Julie Weeks has studied economies around the world, parsed through profit figures from top-tier companies and engaged with vegetable farmers in Liberia.
All of those tasks have a common goal: to understand and promote women's entrepreneurship worldwide. Learning about the barriers women face in the business world, from fruit stands to corner offices, is the first step.
"You don't know what's going on unless you study it," she said.
Weeks launched a research firm, Womenable, in 2005 to study women's entrepreneurship for companies, governments, nonprofits and other organizations. She works from her Empire home.
American Express underwrote a report Weeks put together on trends in women-owned businesses in the U.S. from 1997 to 2014. The results were published in March 2014 in the 2014 State of Women-Owned Businesses report. A 2015 report should be released this month.
Weeks found that the 9.1 million women-owned businesses in the U.S. generate more than $1.4 trillion in revenue and employ more than 7.8 million people.
Women started an estimated 1,200 businesses per day from 2013 to 2014, an increase from 740 per day the year before.

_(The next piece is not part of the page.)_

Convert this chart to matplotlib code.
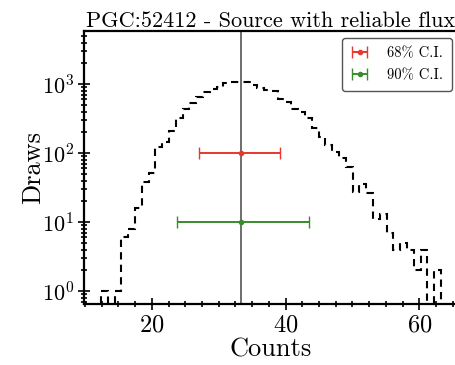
import numpy as np
import matplotlib
matplotlib.use("Agg")
import matplotlib.pyplot as plt

plt.rcParams["font.family"] = "cmr10"
plt.rcParams["mathtext.fontset"] = "cm"
plt.rcParams["axes.formatter.use_mathtext"] = True
plt.rcParams["axes.unicode_minus"] = False

# histogram of posterior draws (50 bins)
edge_lo = 12.4
edge_hi = 63.25
counts = [1, 0, 1, 6, 8, 16, 38, 51, 123, 146,
          208, 318, 441, 535, 655, 773, 847, 915, 1024, 1080,
          1080, 1060, 967, 867, 819, 792, 606, 554, 441, 397,
          325, 228, 172, 131, 104, 84, 63, 27, 36, 26,
          11, 13, 7, 4, 5, 4, 2, 4, 0, 2]

median = 33.3
ci68 = [27.1, 39.2]
ci90 = [23.8, 43.5]
y68 = 100
y90 = 10

edges = np.linspace(edge_lo, edge_hi, len(counts) + 1)

fig = plt.figure(figsize=(4.56, 3.65), dpi=100)
ax = fig.add_axes([84 / 456, 61 / 365, 374 / 456, 273 / 365])

ax.stairs(counts, edges, color="k", linestyle=(0, (3.5, 2.5)), linewidth=1.5)
ax.axvline(median, color="#555555", linewidth=1.2, zorder=1)

ax.errorbar(median, y68, xerr=[[median - ci68[0]], [ci68[1] - median]],
            fmt="o", color="#e8372c", markersize=3, capsize=4, linewidth=1.4,
            label="68% C.I.")
ax.errorbar(median, y90, xerr=[[median - ci90[0]], [ci90[1] - median]],
            fmt="o", color="#3a8a2e", markersize=3, capsize=4, linewidth=1.4,
            label="90% C.I.")

ax.set_yscale("log")
ax.set_ylim(0.65, 5900)
ax.set_title("PGC:52412 - Source with reliable flux", fontsize=16, pad=3)
ax.set_xlabel("Counts", fontsize=19, labelpad=1)
ax.set_ylabel("Draws", fontsize=19, labelpad=-2)

ax.xaxis.set_major_locator(matplotlib.ticker.MultipleLocator(20))
ax.xaxis.set_minor_locator(matplotlib.ticker.MultipleLocator(2.5))
ax.tick_params(which="both", direction="inout", width=1.2)
ax.tick_params(axis="x", labelsize=17.5)
ax.tick_params(axis="y", labelsize=16, pad=3)
ax.tick_params(which="major", length=8)
ax.tick_params(which="minor", length=5)
for s in ax.spines.values():
    s.set_linewidth(1.6)

leg = ax.legend(loc="upper right", fontsize=10.5, frameon=True, fancybox=True,
                edgecolor="#555555", framealpha=1, borderpad=0.6,
                labelspacing=0.55, handlelength=1.2, handletextpad=1.3,
                borderaxespad=0, bbox_to_anchor=(0.984, 0.974))

fig.savefig("out.png", dpi=100)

Women start four out of 10 new firms. Small-business ownership by women of color accounts for much of that growth.
The report points to problems, too. Women-owned firms only employ 6 percent of the nation's workforce and contribute less than 4 percent of business revenues. Those figures have changed little since 1997.

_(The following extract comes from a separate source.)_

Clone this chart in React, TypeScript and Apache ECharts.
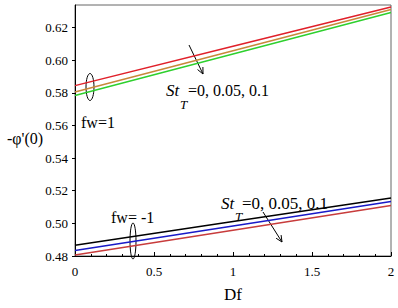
import React, { useEffect, useRef } from "react";
import * as echarts from "echarts";

const dfValues = [0, 1, 2];
const fw1St0 = [0.5844, 0.6085, 0.6326];
const fw1St005 = [0.5805, 0.6058, 0.6311];
const fw1St01 = [0.5784, 0.6038, 0.6292];
const fwm1St0 = [0.4866, 0.5011, 0.5156];
const fwm1St005 = [0.4834, 0.4984, 0.5134];
const fwm1St01 = [0.4806, 0.4958, 0.511];
const seriesColors = ["#e0202a", "#c8883a", "#2ed02e", "#000000", "#1a1ac8", "#c83c3c"];
const xTickLabels = ["0", "0.5", "1", "1.5", "2"];

function arrowHead(x1: number, y1: number, x2: number, y2: number, len: number) {
  const a = Math.atan2(y2 - y1, x2 - x1);
  const d = (25 * Math.PI) / 180;
  return [
    [x2 - len * Math.cos(a - d), y2 - len * Math.sin(a - d)],
    [x2, y2],
    [x2 - len * Math.cos(a + d), y2 - len * Math.sin(a + d)],
  ];
}

export default function App() {
  const ref = useRef<HTMLDivElement>(null);
  useEffect(() => {
    if (!ref.current) return;
    const chart = echarts.init(ref.current, null, { renderer: "svg" });
    const font = "Liberation Serif";
    const all = [fw1St0, fw1St005, fw1St01, fwm1St0, fwm1St005, fwm1St01];
    const series = all.map((arr, i) => ({
      type: "line" as const,
      data: arr.map((v, j) => [dfValues[j], v]),
      showSymbol: false,
      symbol: "none",
      lineStyle: { color: seriesColors[i], width: 1.5 },
      itemStyle: { color: seriesColors[i] },
    }));
    const upA = arrowHead(189, 45, 203, 74, 7);
    const loA = arrowHead(263, 212, 282, 242, 7);
    chart.setOption({
      animation: false,
      backgroundColor: "#ffffff",
      textStyle: { fontFamily: font },
      grid: { left: 75, right: 7, top: 5, bottom: 46, show: true, borderColor: "#666", borderWidth: 1 },
      xAxis: {
        type: "value",
        min: 0,
        max: 2,
        interval: 0.5,
        name: "Df",
        nameLocation: "middle",
        nameGap: 30,
        nameTextStyle: { fontFamily: font, fontSize: 17, color: "#000" },
        axisLine: { show: true, lineStyle: { color: "#000", width: 1 } },
        axisTick: { show: true, inside: true, length: 4, lineStyle: { color: "#000" } },
        minorTick: { show: true, splitNumber: 5, length: 2, lineStyle: { color: "#000" } },
        splitLine: { show: false },
        axisLabel: {
          fontFamily: font,
          fontSize: 13,
          color: "#000",
          margin: 9,
          formatter: (v: number) => {
            const idx = Math.round(v / 0.5);
            return xTickLabels[idx] ?? "";
          },
        },
      },
      yAxis: {
        type: "value",
        min: 0.48,
        max: 0.6338,
        interval: 0.02,
        axisLine: { show: true, lineStyle: { color: "#000", width: 1 } },
        axisTick: { show: true, inside: false, length: 3, lineStyle: { color: "#000" } },
        splitLine: { show: false },
        axisLabel: {
          fontFamily: font,
          fontSize: 13,
          color: "#000",
          margin: 7,
          showMaxLabel: false,
          formatter: (v: number) => v.toFixed(2),
        },
      },
      series,
      graphic: [
        { type: "text", x: 7, y: 138, style: { text: "-φ'(0)", fontFamily: font, fontSize: 16, fill: "#000", verticalAlign: "middle" } },
        { type: "ellipse", shape: { cx: 90, cy: 87, rx: 4, ry: 13.5 }, style: { fill: "none", stroke: "#000", lineWidth: 1 } },
        { type: "text", x: 81, y: 122, style: { text: "fw=1", fontFamily: font, fontSize: 16, fill: "#000", verticalAlign: "middle" } },
        { type: "ellipse", shape: { cx: 133, cy: 241, rx: 3, ry: 18 }, style: { fill: "none", stroke: "#000", lineWidth: 1 } },
        { type: "text", x: 111, y: 217, style: { text: "fw= -1", fontFamily: font, fontSize: 16, fill: "#000", verticalAlign: "middle" } },
        { type: "line", shape: { x1: 189, y1: 45, x2: 203, y2: 74 }, style: { stroke: "#000", lineWidth: 1 } },
        { type: "polyline", shape: { points: upA }, style: { stroke: "#000", fill: "none", lineWidth: 1 } },
        { type: "line", shape: { x1: 263, y1: 212, x2: 282, y2: 242 }, style: { stroke: "#000", lineWidth: 1 } },
        { type: "polyline", shape: { points: loA }, style: { stroke: "#000", fill: "none", lineWidth: 1 } },
        { type: "text", x: 166, y: 90, style: { text: "St", fontFamily: font, fontStyle: "italic", fontSize: 17, fill: "#000", verticalAlign: "middle" } },
        { type: "text", x: 180, y: 104, style: { text: "T", fontFamily: font, fontStyle: "italic", fontSize: 13, fill: "#000", verticalAlign: "middle" } },
        { type: "text", x: 188, y: 90, style: { text: "=0, 0.05, 0.1", fontFamily: font, fontSize: 16, fill: "#000", verticalAlign: "middle" } },
        { type: "text", x: 221, y: 203, style: { text: "St", fontFamily: font, fontStyle: "italic", fontSize: 17, fill: "#000", verticalAlign: "middle" } },
        { type: "text", x: 235, y: 216, style: { text: "T", fontFamily: font, fontStyle: "italic", fontSize: 13, fill: "#000", verticalAlign: "middle" } },
        { type: "text", x: 242, y: 203, style: { text: "=0, 0.05, 0.1", fontFamily: font, fontSize: 17, fill: "#000", verticalAlign: "middle" } },
      ],
    });
    return () => chart.dispose();
  }, []);
  return <div ref={ref} style={{ width: 398, height: 308, position: "absolute", left: 0, top: 0 }} />;
}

Weeks said that while the proportion of women-owned businesses grows, the size of those businesses does not.
"There's something going on that's holding women back from scaling their businesses to make them larger," she said. "That's the challenge I think we who are in the women's enterprise development community have to figure out."
Weeks studied the economy for decades. She started her career conducting political polls in Detroit in the 1980s, then moved to Washington, D.C. to work for the U.S. Small Business Administration, where she led the office of economic research. She stayed in Washington, D.C. for 15 years working for the government and nonprofits, including the National Women's Business Council and the Center for Women's Business Research.
The experience spurred Weeks' own entrepreneurial dreams and led her to launch Womenable.
"I saw a need for somebody to pay attention to the whole environment of women's entrepreneurship, which is when I thought I could launch my own business doing that."
Weeks has studied barriers to women's entrepreneurship around the globe under the Womenable brand. She worked in Liberia, where the government wanted small business owners to formalize and pay taxes, and found women often didn't have access to transportation or weren't taken seriously by government workers during the filing process. In Papua New Guinea, where the government also wanted small business owners to formalize, women didn't trust their tax payments to benefit their communities.
Weeks said a focus on women's entrepreneurship could benefit the local economy, too. Women tend to have collaborative management styles and prefer to think about growth in terms of social good instead of money, unlike traditional business philosophies. Tailoring economic programs to women could encourage more to start or grow businesses.
That's her end goal -- to better engage half the population so it can contribute more to the economy.
But studying the barriers is just the first step.
"It doesn't end with the knowledge gained by analysis," Weeks said. "You have to make it actionable and then you have to keep the pressure on."